Problem details: Which lines in the material below contain the word "this"? Copy each of them.

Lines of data
....

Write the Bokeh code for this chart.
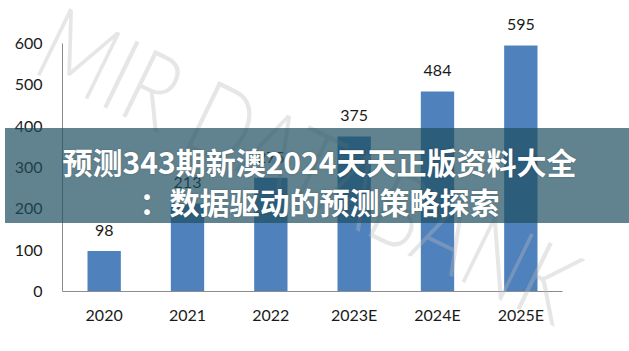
from bokeh.plotting import figure
from bokeh.models import ColumnDataSource, LabelSet, Div
from bokeh.layouts import column
from bokeh.core.properties import value
from bokeh.embed import file_html
from bokeh.resources import INLINE

years = ["2020", "2021", "2022", "2023E", "2024E", "2025E"]
values = [98, 213, 275, 375, 484, 595]
y_ticks = [0, 100, 200, 300, 400, 500, 600]
title_line1 = "预测343期新澳2024天天正版资料大全"
title_line2 = "：数据驱动的预测策略探索"
watermark = "MIR DATABANK"

src = ColumnDataSource(dict(x=years, top=values, lab=[str(v) for v in values]))

p = figure(x_range=years, y_range=(0, 699), width=629, height=351,
           output_backend="svg", toolbar_location=None,
           min_border_left=62, min_border_right=67, min_border_top=2, min_border_bottom=60)
p.outline_line_color = None
p.grid.grid_line_color = None
p.background_fill_color = "white"
p.border_fill_color = "white"

p.vbar(x="x", top="top", width=0.4, source=src, color="#4f81bd", line_color=None)

labels = LabelSet(x="x", y="top", text="lab", source=src, text_align="center",
                  text_baseline="bottom", y_offset=15, text_font_size=value("16px"),
                  text_font=value("Lato"), text_color="#1a1a1a")
p.add_layout(labels)

for ax in (p.xaxis[0], p.yaxis[0]):
    ax.axis_line_color = "#8c8c8c"
    ax.axis_line_width = 1
    ax.major_tick_line_color = None
    ax.minor_tick_line_color = None
    ax.major_label_text_font = "Lato"
    ax.major_label_text_font_size = "16px"
    ax.major_label_text_color = "#1a1a1a"
p.yaxis.ticker = y_ticks
p.yaxis.bounds = (0, 600)
p.yaxis.major_label_standoff = 14
p.xaxis.major_label_standoff = 7

overlay_html = f'''
<div style="position:relative; top:-355px; left:0; width:629px; height:351px; pointer-events:none; overflow:hidden; z-index:10;">
  <div style="position:absolute; left:305px; top:162px; transform:translate(-50%,-50%) rotate(26deg) scale(0.78,1);
              font-family:Lato; font-weight:300; font-size:104px; line-height:104px; color:rgba(185,185,185,0.36);
              white-space:nowrap;">{watermark}</div>
  <div style="position:absolute; left:0; top:127px; width:629px; height:95px; background:rgba(30,79,96,0.7);"></div>
  <div style="position:absolute; left:0; top:140px; width:629px; text-align:center; white-space:nowrap;
              font-family:'Noto Sans CJK SC'; font-weight:bold; font-size:30px; line-height:40px; color:white;
              text-shadow:0 0 2px rgba(0,0,0,0.25);">{title_line1}</div>
  <div style="position:absolute; left:0; top:180px; width:629px; text-align:center; white-space:nowrap;
              font-family:'Noto Sans CJK SC'; font-weight:bold; font-size:30px; line-height:40px; color:white;
              text-shadow:0 0 2px rgba(0,0,0,0.25);">{title_line2}</div>
</div>
'''
overlay = Div(text=overlay_html, width=629, height=0, styles={"overflow": "visible"})

layout = column(p, overlay)
open("out.html", "w").write(file_html(layout, INLINE))
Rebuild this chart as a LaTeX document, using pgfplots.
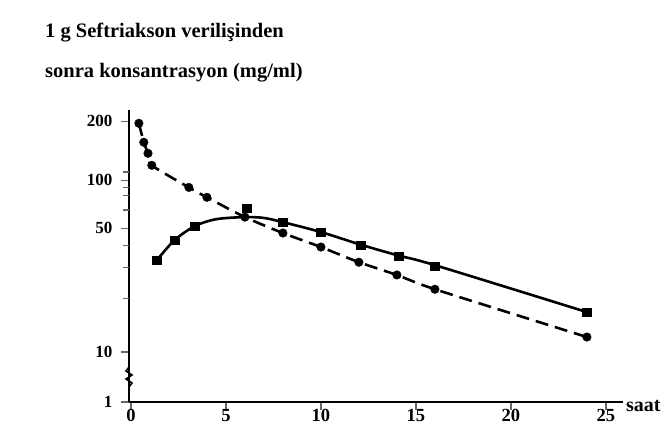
\documentclass[border=0pt]{standalone}
\usepackage{pgfplots}
\pgfplotsset{compat=1.18}
\usepackage{fontspec}
\setmainfont{Liberation Serif}

\pgfplotstableread{
x y
0.42 195
0.68 156
0.9 137
1.1 119
3.05 90
4.0 78
6.0 58.6
8 46.9
10 39.1
12 32.1
14 27.2
16 22.6
24 12.15
}\ivdata

\pgfplotstableread{
x y
1.37 33.0
2.3 42.8
3.37 51.5
6.1 66.7
8 54.5
10 47.5
12.1 40.1
14.1 34.8
16 30.5
24 16.8
}\immarks

\pgfplotstableread{
x y
1.37 33.0
2.3 42.8
3.37 51.5
4.5 56.9
6 58.6
7 57.9
8 54.5
10 47.5
12 40.6
14 35.2
16 30.9
24 16.8
}\imline

\begin{document}
\begin{tikzpicture}
\path[use as bounding box] (0pt,0pt) rectangle (668pt,433pt);
\node[anchor=base west, inner sep=0pt, font=\bfseries\fontsize{20.5}{22}\selectfont] at (45pt,395pt) {1 g Seftriakson verilişinden};
\node[anchor=base west, inner sep=0pt, font=\bfseries\fontsize{20.5}{22}\selectfont] at (45pt,355pt) {sonra konsantrasyon (mg/ml)};
\begin{axis}[
  at={(129pt,31pt)}, anchor=south west,
  scale only axis, width=494pt, height=292pt,
  xmin=-0.1, xmax=25.9,
  ymin=1, ymax=228,
  y coord trafo/.code={\pgfmathparse{50*min(ln(#1)/2.302585,1) + 177.4*max(min(ln(#1)/2.302585,1.699)-1,0) + 159.5*max(min(ln(#1)/2.302585,2)-1.699,0) + 196*max(ln(#1)/2.302585-2,0)}},
  axis x line=bottom, axis y line=left,
  axis line style={line width=2.4pt, -},
  tick align=outside,
  major tick length=8pt,
  tick style={line width=1.2pt, black!60},
  xtick={0,5,10,15,20,25},
  xticklabels={0,5,10,15,20,25},
  x tick label style={font=\bfseries\fontsize{18.5}{18.5}\selectfont, yshift=4pt},
  ytick={1,10,50,100,200},
  yticklabels={1,10,50,100,200},
  y tick label style={font=\bfseries\fontsize{17}{17}\selectfont, xshift=-5pt},
  extra y ticks={20,30,40,65,80,90,110},
  extra y tick labels={},
  extra y tick style={major tick length=6pt},
  clip=false,
]
\addplot[line width=2.6pt, dash pattern=on 13pt off 7pt, smooth, tension=0.4] table {\ivdata};
\addplot[only marks, mark=*, mark size=4.3pt, black] table {\ivdata};
\addplot[line width=2.6pt, smooth, tension=0.5] table {\imline};
\addplot[only marks, mark=square*, mark size=4.3pt, black] table {\immarks};
\end{axis}
\draw[line width=1.6pt] (129pt,46pt) -- (132pt,50pt) -- (126pt,54pt) -- (132pt,58pt) -- (126pt,62pt) -- (129pt,66pt);
\node[anchor=base west, inner sep=0pt, font=\bfseries\fontsize{20}{20}\selectfont] at (626pt,22pt) {saat};
\end{tikzpicture}
\end{document}
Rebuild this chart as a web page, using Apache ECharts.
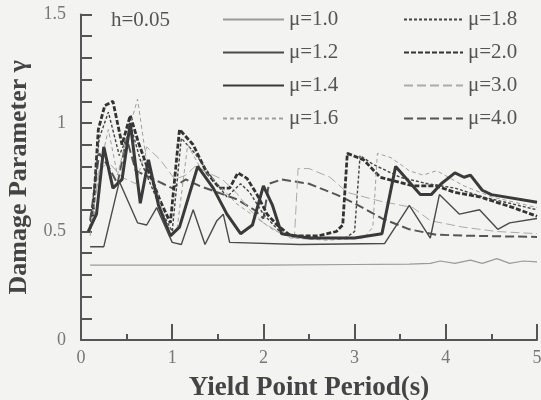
<!DOCTYPE html>
<html>
<head>
<meta charset="utf-8">
<script src="https://cdn.jsdelivr.net/npm/echarts@6/dist/echarts.min.js"></script>
<style>
  html, body { margin: 0; padding: 0; background: #f3f3f1; }
  #chart { width: 541px; height: 400px; }
</style>
</head>
<body>
<div id="chart"></div>
<script>
// Damage parameter gamma versus yield point period, h = 0.05
const names = ['μ=1.0', 'μ=1.2', 'μ=1.4', 'μ=1.6', 'μ=1.8', 'μ=2.0', 'μ=3.0', 'μ=4.0'];

const periodMu10 = [0.1, 1.0, 2.0, 3.0, 3.6, 3.83, 3.94, 4.1, 4.27, 4.4, 4.56, 4.7, 4.85, 5.0];
const gammaMu10  = [0.345, 0.345, 0.345, 0.348, 0.35, 0.353, 0.364, 0.353, 0.368, 0.353, 0.375, 0.353, 0.364, 0.36];

const periodMu12 = [0.1, 0.25, 0.42, 0.62, 0.72, 0.83, 1.0, 1.1, 1.23, 1.36, 1.49, 1.56, 1.63, 2.4, 3.33, 3.6, 3.83, 3.93, 4.15, 4.37, 4.57, 4.7, 5.0];
const gammaMu12  = [0.43, 0.43, 0.73, 0.54, 0.53, 0.61, 0.45, 0.44, 0.6, 0.44, 0.55, 0.58, 0.45, 0.44, 0.445, 0.62, 0.47, 0.67, 0.58, 0.6, 0.51, 0.54, 0.56];

const periodMu14 = [0.08, 0.17, 0.25, 0.35, 0.45, 0.54, 0.65, 0.74, 0.85, 0.98, 1.08, 1.28, 1.45, 1.6, 1.75, 1.88, 2.0, 2.1, 2.2, 2.5, 3.0, 3.3, 3.45, 3.72, 3.84, 3.95, 4.1, 4.2, 4.27, 4.4, 4.5, 5.0];
const gammaMu14  = [0.5, 0.58, 0.89, 0.70, 0.74, 1.0, 0.63, 0.83, 0.62, 0.48, 0.52, 0.8, 0.7, 0.58, 0.49, 0.53, 0.71, 0.62, 0.49, 0.47, 0.47, 0.49, 0.80, 0.67, 0.67, 0.72, 0.77, 0.75, 0.76, 0.69, 0.67, 0.635];

const periodMu16 = [0.1, 0.2, 0.3, 0.4, 0.5, 0.62, 0.72, 0.82, 0.95, 1.05, 1.17, 1.3, 1.5, 1.7, 1.9, 2.1, 2.3, 2.7, 3.1, 3.2, 3.25, 3.4, 3.6, 3.75, 3.9, 4.2, 4.5, 5.0];
const gammaMu16  = [0.48, 0.78, 0.97, 0.76, 0.93, 1.11, 0.82, 0.70, 0.52, 0.50, 0.90, 0.80, 0.72, 0.63, 0.57, 0.51, 0.47, 0.46, 0.47, 0.52, 0.86, 0.84, 0.78, 0.76, 0.78, 0.71, 0.66, 0.61];

const periodMu18 = [0.1, 0.2, 0.3, 0.42, 0.55, 0.65, 0.78, 0.9, 1.0, 1.1, 1.25, 1.45, 1.6, 1.75, 1.85, 2.0, 2.2, 2.5, 2.9, 3.0, 3.06, 3.2, 3.5, 3.8, 4.1, 4.4, 4.7, 5.0];
const gammaMu18  = [0.52, 0.93, 1.05, 0.85, 0.98, 0.83, 0.70, 0.58, 0.50, 0.93, 0.86, 0.74, 0.66, 0.72, 0.68, 0.58, 0.49, 0.47, 0.47, 0.50, 0.85, 0.81, 0.75, 0.72, 0.70, 0.66, 0.63, 0.60];

const periodMu20 = [0.13, 0.19, 0.26, 0.35, 0.45, 0.54, 0.63, 0.74, 0.87, 0.98, 1.08, 1.23, 1.38, 1.52, 1.63, 1.72, 1.82, 1.93, 2.04, 2.15, 2.3, 2.6, 2.8, 2.87, 2.92, 3.1, 3.28, 3.64, 3.9, 4.1, 4.37, 4.74, 5.0];
const gammaMu20  = [0.57, 0.97, 1.08, 1.10, 0.90, 1.035, 0.91, 0.78, 0.64, 0.54, 0.97, 0.90, 0.77, 0.70, 0.70, 0.77, 0.745, 0.67, 0.58, 0.53, 0.48, 0.48, 0.50, 0.53, 0.86, 0.83, 0.75, 0.71, 0.71, 0.68, 0.66, 0.61, 0.57];

const periodMu30 = [0.1, 0.2, 0.3, 0.45, 0.6, 0.72, 0.87, 1.03, 1.15, 1.25, 1.4, 1.55, 1.7, 1.85, 2.0, 2.2, 2.34, 2.38, 2.5, 2.73, 2.92, 3.28, 3.64, 3.83, 4.19, 4.56, 5.0];
const gammaMu30  = [0.50, 0.78, 0.82, 0.75, 0.72, 0.89, 0.83, 0.74, 0.76, 0.80, 0.77, 0.74, 0.68, 0.60, 0.54, 0.49, 0.47, 0.79, 0.79, 0.75, 0.68, 0.64, 0.61, 0.55, 0.52, 0.50, 0.49];

const periodMu40 = [0.1, 0.2, 0.3, 0.4, 0.5, 0.6, 0.75, 0.9, 1.0, 1.15, 1.3, 1.5, 1.7, 1.9, 2.0, 2.06, 2.2, 2.5, 2.8, 3.0, 3.3, 3.6, 3.9, 4.3, 5.0];
const gammaMu40  = [0.55, 0.86, 0.80, 0.72, 0.93, 0.78, 0.75, 0.72, 0.70, 0.74, 0.71, 0.68, 0.65, 0.60, 0.56, 0.72, 0.74, 0.72, 0.67, 0.63, 0.56, 0.51, 0.485, 0.48, 0.475];

const xTicks = [0, 1, 2, 3, 4, 5];
const yTicks = [0, 0.5, 1, 1.5];

const periods = [periodMu10, periodMu12, periodMu14, periodMu16, periodMu18, periodMu20, periodMu30, periodMu40];
const gammas  = [gammaMu10, gammaMu12, gammaMu14, gammaMu16, gammaMu18, gammaMu20, gammaMu30, gammaMu40];

// line appearance per ductility level
const styles = [
  { color: '#9a9a9a', width: 1.2, type: 'solid' },
  { color: '#4a4a4a', width: 1.4, type: 'solid' },
  { color: '#3a3a3a', width: 3,   type: 'solid' },
  { color: '#a0a0a0', width: 1,   type: [4, 3] },
  { color: '#444444', width: 1.4, type: [3, 2] },
  { color: '#333333', width: 2.8, type: [5, 2] },
  { color: '#ababab', width: 1,   type: [9, 4] },
  { color: '#555555', width: 2,   type: [9, 4] }
];

const serif = '"Liberation Serif", "Times New Roman", serif';

const series = names.map((name, i) => ({
  name: name,
  type: 'line',
  symbol: 'none',
  data: periods[i].map((t, k) => [t, gammas[i][k]]),
  lineStyle: { color: styles[i].color, width: styles[i].width, type: styles[i].type },
  itemStyle: { color: styles[i].color },
  z: 10 - i
}));

// legend shows only the line sample, no marker
const legendCommon = {
  orient: 'vertical',
  padding: 0,
  itemHeight: 14,
  itemGap: 12,
  itemStyle: { opacity: 0 },
  textStyle: { fontFamily: serif, fontSize: 21, color: '#555' },
  selectedMode: false
};

const chart = echarts.init(document.getElementById('chart'));
chart.setOption({
  animation: false,
  backgroundColor: '#f3f3f1',
  title: {
    text: 'h=0.05',
    left: 106,
    top: 5,
    textStyle: { fontFamily: serif, fontSize: 21, fontWeight: 'normal', color: '#555' }
  },
  legend: [
    Object.assign({}, legendCommon, { data: names.slice(0, 4), left: 222, top: 9, itemWidth: 61 }),
    Object.assign({}, legendCommon, { data: names.slice(4), left: 403, top: 9, itemWidth: 59 })
  ],
  grid: { left: 81, right: 4, top: 14.5, bottom: 60, outerBoundsMode: 'none', containLabel: false },
  xAxis: {
    type: 'value',
    min: xTicks[0],
    max: xTicks[xTicks.length - 1],
    interval: 1,
    name: 'Yield Point Period(s)',
    nameLocation: 'middle',
    nameGap: 35,
    nameTextStyle: { fontFamily: serif, fontSize: 27, fontWeight: 'bold', color: '#444' },
    axisLine: { lineStyle: { color: '#555', width: 2 } },
    axisTick: { inside: true, length: 16, lineStyle: { color: '#555', width: 2 } },
    minorTick: { show: true, splitNumber: 2, length: 6, lineStyle: { color: '#555', width: 2 } },
    axisLabel: { fontFamily: serif, fontSize: 18, color: '#777', margin: 9 },
    splitLine: { show: false }
  },
  yAxis: {
    type: 'value',
    min: yTicks[0],
    max: yTicks[yTicks.length - 1],
    interval: 0.5,
    name: 'Damage Parameter γ',
    nameLocation: 'middle',
    nameGap: 48,
    nameTextStyle: { fontFamily: serif, fontSize: 26, fontWeight: 'bold', color: '#444' },
    axisLine: { lineStyle: { color: '#555', width: 2 } },
    axisTick: { inside: true, length: 11, lineStyle: { color: '#555', width: 2 } },
    minorTick: { show: true, splitNumber: 5, length: 11, lineStyle: { color: '#555', width: 2 } },
    axisLabel: { fontFamily: serif, fontSize: 18, color: '#777', margin: 15 },
    splitLine: { show: false }
  },
  series: series
});
</script>
</body>
</html>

....

Worked answer:
Write the Bokeh code for this chart.
Rebuild this chart as a LaTeX document, using pgfplots.
Rebuild this chart as a web page, using Apache ECharts.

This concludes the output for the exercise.